Alexander was known as an Armies General, fighting side by side with his men and facing the same battle scars as them. Often sharing his belongings with those in need, paying off their debts, and on one occasion when a distorted soldier wandered into his tent, gave the young soldier a seat on his throne so he could recover and when the young man realized where he was he panicked leaping off the throne, only to be ordered back on it to rest.
The only reason Alexander never conquered India is his Army was tired and wanted to go home. After ten years of traveling thousands of miles, when his men were finally ready to go home and almost mutinied against him, he agreed and turned the convoy around. He had done the impossible, linking vast lands and opening trade and communication throughout the world. However, Alexander always wanting more took the long way home down by the coast, allowing him to conquer more territory on his return trip.

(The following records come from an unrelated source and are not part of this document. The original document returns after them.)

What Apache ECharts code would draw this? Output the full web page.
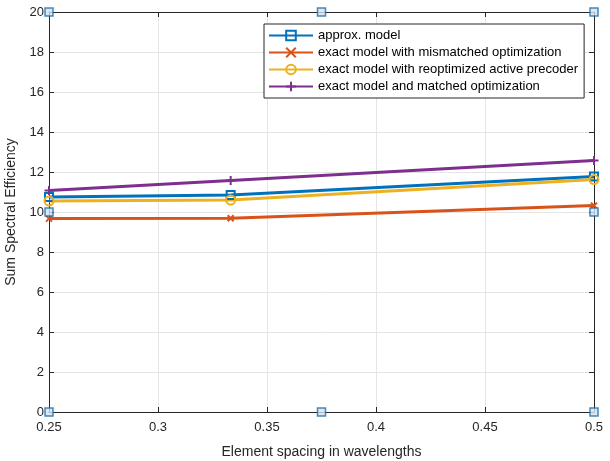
<!DOCTYPE html>
<html><head><meta charset="utf-8">
<script src="https://cdn.jsdelivr.net/npm/echarts@6/dist/echarts.min.js"></script>
<style>html,body{margin:0;padding:0;background:#fff}#c{width:610px;height:461px}</style>
</head><body><div id="c"></div>
<script>
var spacing = [0.25, 1/3, 0.5];
var approxModel = [10.75, 10.85, 11.77];
var exactMismatched = [9.67, 9.69, 10.32];
var exactReoptimized = [10.55, 10.6, 11.62];
var exactMatched = [11.08, 11.57, 12.58];
var seriesNames = ['approx. model','exact model with mismatched optimization','exact model with reoptimized active precoder','exact model and matched optimization'];
var handleX = [0.25, 0.375, 0.5, 0.25, 0.5, 0.25, 0.375, 0.5];
var handleY = [20, 20, 20, 10, 10, 0, 0, 0];

var font = 'Liberation Sans, Arial, sans-serif';
var axisCol = '#262626';
function pairs(xs, ys){ return xs.map(function(x,i){return [x, ys[i]];}); }
var xPath = 'path://M0,0L10,10M10,0L0,10';
var plusPath = 'path://M5,0L5,10M0,5L10,5';

function lineSeries(name, data, color, symbol, size, empty){
  return {
    name: name, type: 'line', data: pairs(spacing, data),
    symbol: symbol, symbolSize: size, showSymbol: true,
    lineStyle: {color: color, width: 3},
    itemStyle: {color: empty ? 'rgba(255,255,255,0)' : color, borderColor: color, borderWidth: 2},
    emphasis: {disabled: true}, z: 3
  };
}
var chart = echarts.init(document.getElementById('c'), null, {renderer:'canvas'});
chart.setOption({
  animation: false,
  backgroundColor: '#fff',
  grid: {left: 49, right: 16, top: 12, bottom: 49, containLabel: false, outerBoundsMode: 'none'},
  legend: {
    orient: 'vertical', left: 264, top: 24,
    data: seriesNames,
    backgroundColor: '#fff', borderColor: '#262626', borderWidth: 1,
    padding: [5, 6, 5, 4], itemGap: 4, itemWidth: 44, itemHeight: 12,
    textStyle: {fontFamily: font, fontSize: 13, color: '#000'}
  },
  xAxis: [{
    type: 'value', min: 0.25, max: 0.5, interval: 0.05,
    name: 'Element spacing in wavelengths', nameLocation: 'middle', nameGap: 33,
    nameTextStyle: {fontFamily: font, fontSize: 14, color: axisCol},
    axisLine: {onZero: false, lineStyle: {color: axisCol, width: 1}},
    axisTick: {inside: true, length: 5, lineStyle: {color: axisCol}},
    axisLabel: {fontFamily: font, fontSize: 13, color: axisCol, margin: 9,
      formatter: function(v){ return String(parseFloat(v.toFixed(2))); }},
    splitLine: {show: true, lineStyle: {color: '#e5e5e5', width: 1}}
  },{
    type: 'value', position: 'top', min: 0.25, max: 0.5, interval: 0.05,
    axisLine: {onZero: false, lineStyle: {color: axisCol}},
    axisTick: {inside: true, length: 5, lineStyle: {color: axisCol}},
    axisLabel: {show: false}, splitLine: {show: false}
  }],
  yAxis: [{
    type: 'value', min: 0, max: 20, interval: 2,
    name: 'Sum Spectral Efficiency', nameLocation: 'middle', nameGap: 25,
    nameTextStyle: {fontFamily: font, fontSize: 14, color: axisCol},
    axisLine: {show: true, onZero: false, lineStyle: {color: axisCol, width: 1}},
    axisTick: {show: true, inside: true, length: 5, lineStyle: {color: axisCol}},
    axisLabel: {fontFamily: font, fontSize: 13, color: axisCol, margin: 5},
    splitLine: {show: true, lineStyle: {color: '#e5e5e5', width: 1}}
  },{
    type: 'value', position: 'right', min: 0, max: 20, interval: 2,
    axisLine: {show: true, onZero: false, lineStyle: {color: axisCol}},
    axisTick: {show: true, inside: true, length: 5, lineStyle: {color: axisCol}},
    axisLabel: {show: false}, splitLine: {show: false}
  }],
  series: [
    lineSeries(seriesNames[0], approxModel, '#0072BD', 'rect', 8, true),
    lineSeries(seriesNames[1], exactMismatched, '#D95319', xPath, 6, false),
    lineSeries(seriesNames[2], exactReoptimized, '#EDB120', 'circle', 9, true),
    lineSeries(seriesNames[3], exactMatched, '#7E2F8E', plusPath, 9, false),
    {
      name: 'handles', type: 'scatter', data: pairs(handleX, handleY),
      symbol: 'rect', symbolSize: 8, clip: false,
      itemStyle: {color: '#cde4f6', borderColor: '#1f6aa5', borderWidth: 1.5},
      emphasis: {disabled: true}, z: 10
    }
  ]
});
</script></body></html>
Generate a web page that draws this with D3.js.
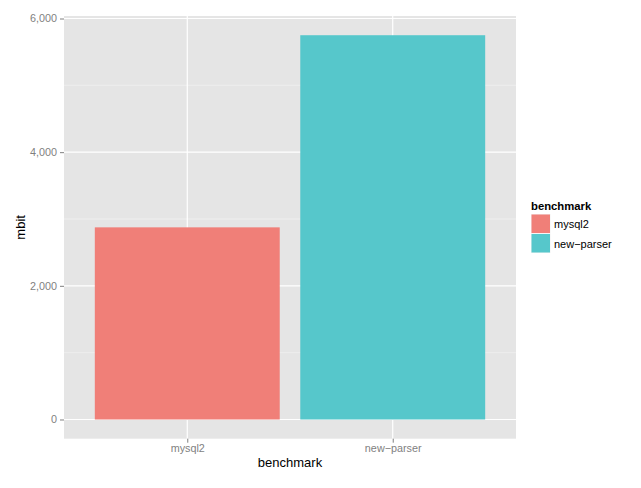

Towards the end of his journey through Persia, while facing a horde of war elephants and enduring great losses, Alexander had the elephants encircled with Sarissas while archers shot their eyes out. On a later occasion, an arrow when through his lungs and he laid motionless for days, thought to be dead until he rode a horse up and down the ranks.
Deep back in Macedonia, while planning his next campaign to Arabia, he developed a fever. While lying on his death bed taking his final breaths, his generals leaned in to hear who he would leave his kingdom to and he softly whispered, “to the strongest.” Upon conquering the world and cheating death so many times, Alexander died of what is commonly accepted to be a fever. Of course, that is a fever after years of extremely harsh conditions. Alexander died on June 11th, 323 BCE at the age of 32. He died undefeated in battle, stretching his empire from Greece to Pakistan. After his death, his empire quickly fell due to his lack of ability to truly unify and bring it together. His generals fought for power and his widow and son were murdered. His sarcophagus went missing while in transport, resulting in one of the greatest mysteries in history. Overtime, his kingdom fell and power dispersed to new leaders as always does, eventually giving rise to the next great power, Rome.
As generations came and went many leaders wished to emulate Alexander the Great, Julius Caesar and Napoleon Bonaparte both idolized how he had become the most renowned conqueror in the world at such a young age. Julius Caesar at thirty-one, although having tremendous success later in life, found himself with nothing by the time Alexander had died, Julius being a great orator known for using his hands wildly as he spoke in his trademark high-pitched voice was amazed that Alexander the Great had accomplished so much before himself had done anything. In 1798, Napoleon invaded Egypt because simply based on the premise he wanted to do what Alexander had done.
Unlike Alexander who was generally beloved by his people, both Caesar and Napoleon wanted to be like Alexander, but they were assassinated and banished from their lands respectively. Even these two greats could not live up to his reputation, and that is why Alexander is remembered as The Great.